I'll see if I can help with formatting and documenting the existing code, because I believe that even the utility code that makes up the program should be very friendly and explanatory.

Hopefully with enough effort, this project could be adopted by the dlang community and added to dlang.org.

January 24, 2023

On Monday, 23 January 2023 at 13:29:09 UTC, Andrew wrote:

>

On Monday, 23 January 2023 at 10:21:04 UTC, João Lourenço wrote:

>

[...]

This looks like a good start, and I'm excited that the community as a whole is finally starting to orient itself towards beginners, since that's where most of the hype comes from, initially.

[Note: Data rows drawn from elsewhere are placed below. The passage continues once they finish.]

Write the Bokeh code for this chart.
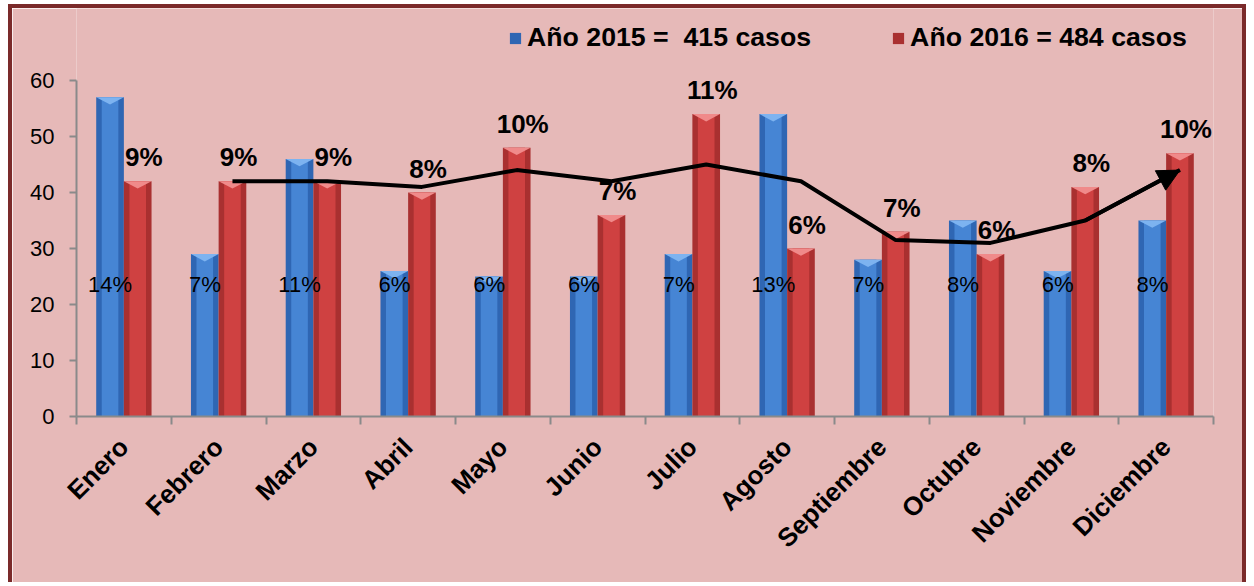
import math
from bokeh.plotting import figure
from bokeh.models import (Range1d, FixedTicker, Legend, LegendItem,
                          ColumnDataSource, Arrow, NormalHead)
from bokeh.core.properties import value
from bokeh.embed import file_html
from bokeh.resources import INLINE

# ---------------- data ----------------
months = ["Enero", "Febrero", "Marzo", "Abril", "Mayo", "Junio", "Julio",
          "Agosto", "Septiembre", "Octubre", "Noviembre", "Diciembre"]
cases_2015 = [57, 29, 46, 26, 25, 25, 29, 54, 28, 35, 26, 35]
cases_2016 = [42, 42, 42, 40, 48, 36, 54, 30, 33, 29, 41, 47]
pct_2015 = ["14%", "7%", "11%", "6%", "6%", "6%", "7%", "13%", "7%", "8%", "6%", "8%"]
pct_2016 = ["9%", "9%", "9%", "8%", "10%", "7%", "11%", "6%", "7%", "6%", "8%", "10%"]
legend_2015 = "Año 2015 =  415 casos"
legend_2016 = "Año 2016 = 484 casos"
y_ticks = [0, 10, 20, 30, 40, 50, 60]

# ---------------- styling ----------------
FONT = "Liberation Sans"
BG = "#e6b9b8"
BORDER = "#7a2a2a"
BLUE_DARK = "#2f66b3"
BLUE_LIGHT = "#4685d4"
BLUE_TOP = "#7db3f0"
RED_DARK = "#a93030"
RED_LIGHT = "#cf4141"
RED_TOP = "#f08a8a"
AXIS = "#8a8a8a"

n = len(months)
centers = [i + 0.5 for i in range(n)]
off = 0.146
bw = 0.292
x15 = [c - off for c in centers]
x16 = [c + off for c in centers]

# moving average (period 2) trend line of the 2016 series, as in the source chart
trend_x = x16[1:]
trend_y = [(cases_2016[i - 1] + cases_2016[i]) / 2 for i in range(1, n)]

src = ColumnDataSource(dict(x15=x15, x16=x16, c15=cases_2015, c16=cases_2016,
                            p15=pct_2015, p16=pct_2016,
                            lab15_y=[23.6] * n))

# bevel-like top wedge for each bar (derived from the bar values)
def wedges(xs, tops):
    wx, wy = [], []
    for x, t in zip(xs, tops):
        wx.append([x - bw / 2, x + bw / 2, x])
        wy.append([t, t, t - 1.3])
    return wx, wy

w15x, w15y = wedges(x15, cases_2015)
w16x, w16y = wedges(x16, cases_2016)

p = figure(width=1238, height=578, output_backend="svg", toolbar_location=None,
           x_range=Range1d(0, n), y_range=Range1d(0, 408 / 5.6),
           min_border_left=64, min_border_right=37, min_border_top=0,
           min_border_bottom=170)
p.styles = {"border-left": f"4px solid {BORDER}",
            "border-top": f"4px solid {BORDER}",
            "border-right": f"4px solid {BORDER}",
            "margin-left": "8px", "margin-top": "4px"}
p.background_fill_color = BG
p.border_fill_color = BG
p.outline_line_color = None
p.xgrid.grid_line_color = None
p.ygrid.grid_line_color = None

# bars (base + highlight to mimic gradient)
r15 = p.vbar(x="x15", top="c15", width=bw, source=src, fill_color=BLUE_DARK,
             line_color=None)
p.vbar(x="x15", top="c15", width=bw * 0.6, source=src, fill_color=BLUE_LIGHT,
       line_color=None)
r16 = p.vbar(x="x16", top="c16", width=bw, source=src, fill_color=RED_DARK,
             line_color=None)
p.vbar(x="x16", top="c16", width=bw * 0.6, source=src, fill_color=RED_LIGHT,
       line_color=None)
p.patches(w15x, w15y, fill_color=BLUE_TOP, line_color=None)
p.patches(w16x, w16y, fill_color=RED_TOP, line_color=None)

# percentage labels
p.text(x="x15", y="lab15_y", text="p15", source=src, text_font=value(FONT),
       text_font_size="22px", text_color="black", text_align="center",
       text_baseline="middle")
p.text(x="x16", y="c16", text="p16", source=src, text_font=value(FONT),
       text_font_size="26px", text_font_style="bold", text_color="black",
       text_align="center", text_baseline="bottom", x_offset=6, y_offset=-9)

# trend line with arrow
p.line(trend_x, trend_y, line_color="black", line_width=4)
p.add_layout(Arrow(end=NormalHead(size=22, fill_color="black", line_color="black"),
                   x_start=trend_x[-2], y_start=trend_y[-2],
                   x_end=trend_x[-1], y_end=trend_y[-1],
                   line_color="black", line_width=4))

# axes
xa = p.xaxis[0]
xa.ticker = FixedTicker(ticks=centers, minor_ticks=list(range(n + 1)))
xa.major_label_overrides = {c: m for c, m in zip(centers, months)}
xa.major_label_orientation = math.pi / 4
xa.major_label_text_font = FONT
xa.major_label_text_font_size = "26px"
xa.major_label_text_font_style = "bold"
xa.major_label_text_color = "black"
xa.major_label_standoff = 18
xa.major_tick_out = 0
xa.major_tick_in = 0
xa.minor_tick_out = 8
xa.minor_tick_in = 0
xa.minor_tick_line_color = AXIS
xa.minor_tick_line_width = 2
xa.axis_line_color = AXIS
xa.axis_line_width = 2

ya = p.yaxis[0]
ya.ticker = FixedTicker(ticks=y_ticks)
ya.bounds = (0, 60)
ya.major_label_text_font = FONT
ya.major_label_text_font_size = "22px"
ya.major_label_text_color = "black"
ya.major_label_standoff = 15
ya.major_tick_out = 7
ya.major_tick_in = 0
ya.major_tick_line_color = AXIS
ya.major_tick_line_width = 2
ya.minor_tick_line_color = None
ya.axis_line_color = AXIS
ya.axis_line_width = 2

# legend at the top of the chart
legend = Legend(items=[LegendItem(label=legend_2015, renderers=[r15]),
                       LegendItem(label=legend_2016, renderers=[r16])],
                location=(432, 363), orientation="horizontal",
                label_text_font=FONT, label_text_font_size="26.7px",
                label_text_font_style="bold", label_text_color="black",
                label_height=30, glyph_width=14, glyph_height=14,
                label_standoff=5, spacing=80, padding=0, margin=0,
                border_line_color=None, background_fill_alpha=0)
p.add_layout(legend, "center")

open("out.html", "w").write(file_html(p, INLINE))
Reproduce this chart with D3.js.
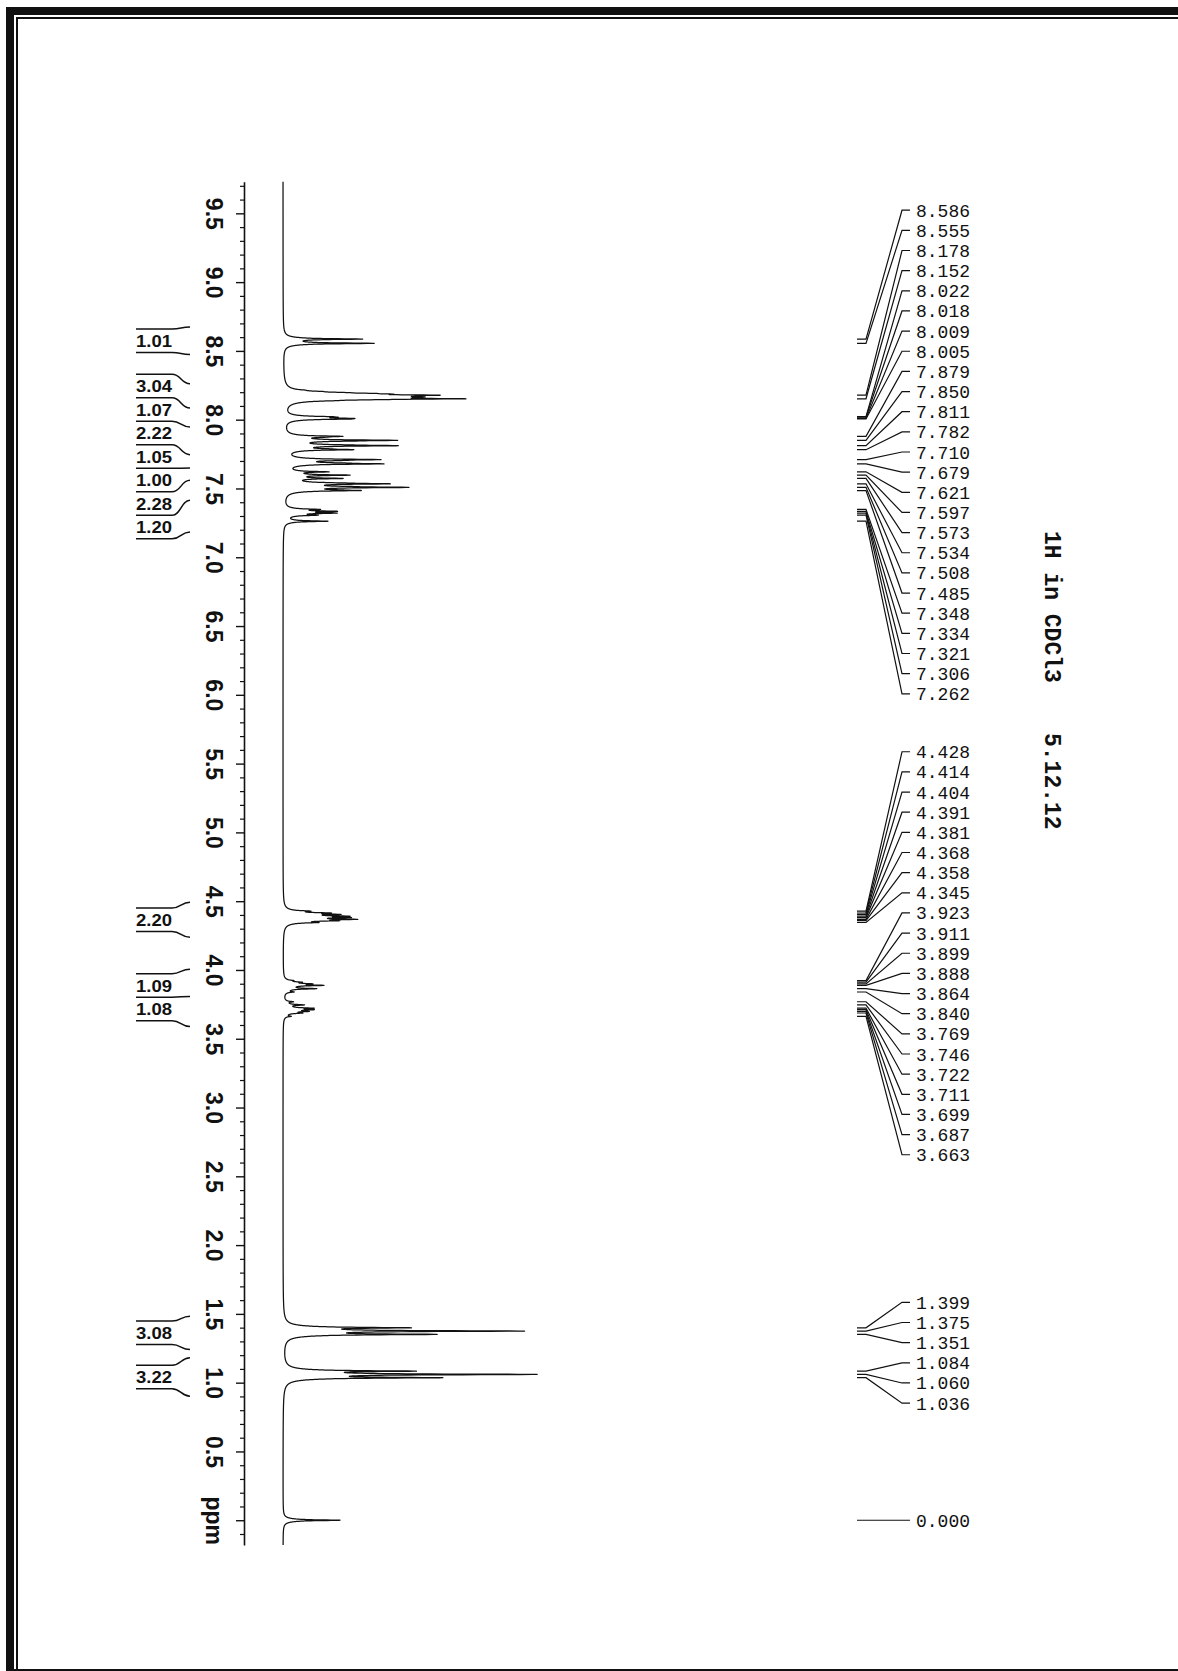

I'll see if I can help with formatting and documenting the existing code, because I believe that even the utility code that makes up the program should be very friendly and explanatory.

Hopefully with enough effort, this project could be adopted by the dlang community and added to dlang.org.

Thank you! I tried to document everything and follow the D style.

February 14, 2023
On 1/23/23 10:21, João Lourenço via Digitalmars-d-announce wrote:
> [...]

A couple of updates since the initial post:
* the first batch of exercises until a first quiz was added
* a new separator on the repository to provide any kind of feedback -
roadmap and vision document available here
* exercise metadata was moved to a TOML file since it was not ideal to
always recompile the project each time that information was modified
* meson is now supported
* colors and emojis are now handled better - colored output is compliant
with the argparse lib


February 14, 2023

On Monday, 23 January 2023 at 10:21:04 UTC, João Lourenço wrote:

>

[...]

A couple of updates since the initial post:

  • the first batch of exercises until a first quiz was added
  • a new separator on the repository to provide any kind of feedback - roadmap and vision document available here
  • exercise metadata was moved to a TOML file since it was not ideal to always recompile the project each time that information was modified
  • meson is now supported
  • colors and emojis are now handled better - colored output is compliant with the argparse lib
February 15, 2023

On Monday, 23 January 2023 at 10:21:04 UTC, João Lourenço wrote:

>

[1] https://github.com/rust-lang/rustlings
[2] https://github.com/iK4tsu/dlings
[3] https://github.com/crazymonkyyy/dingbats

Maybe you can find some inspiration from our D summer school exercices[1][2]. Many of them are inspired by Ali's book.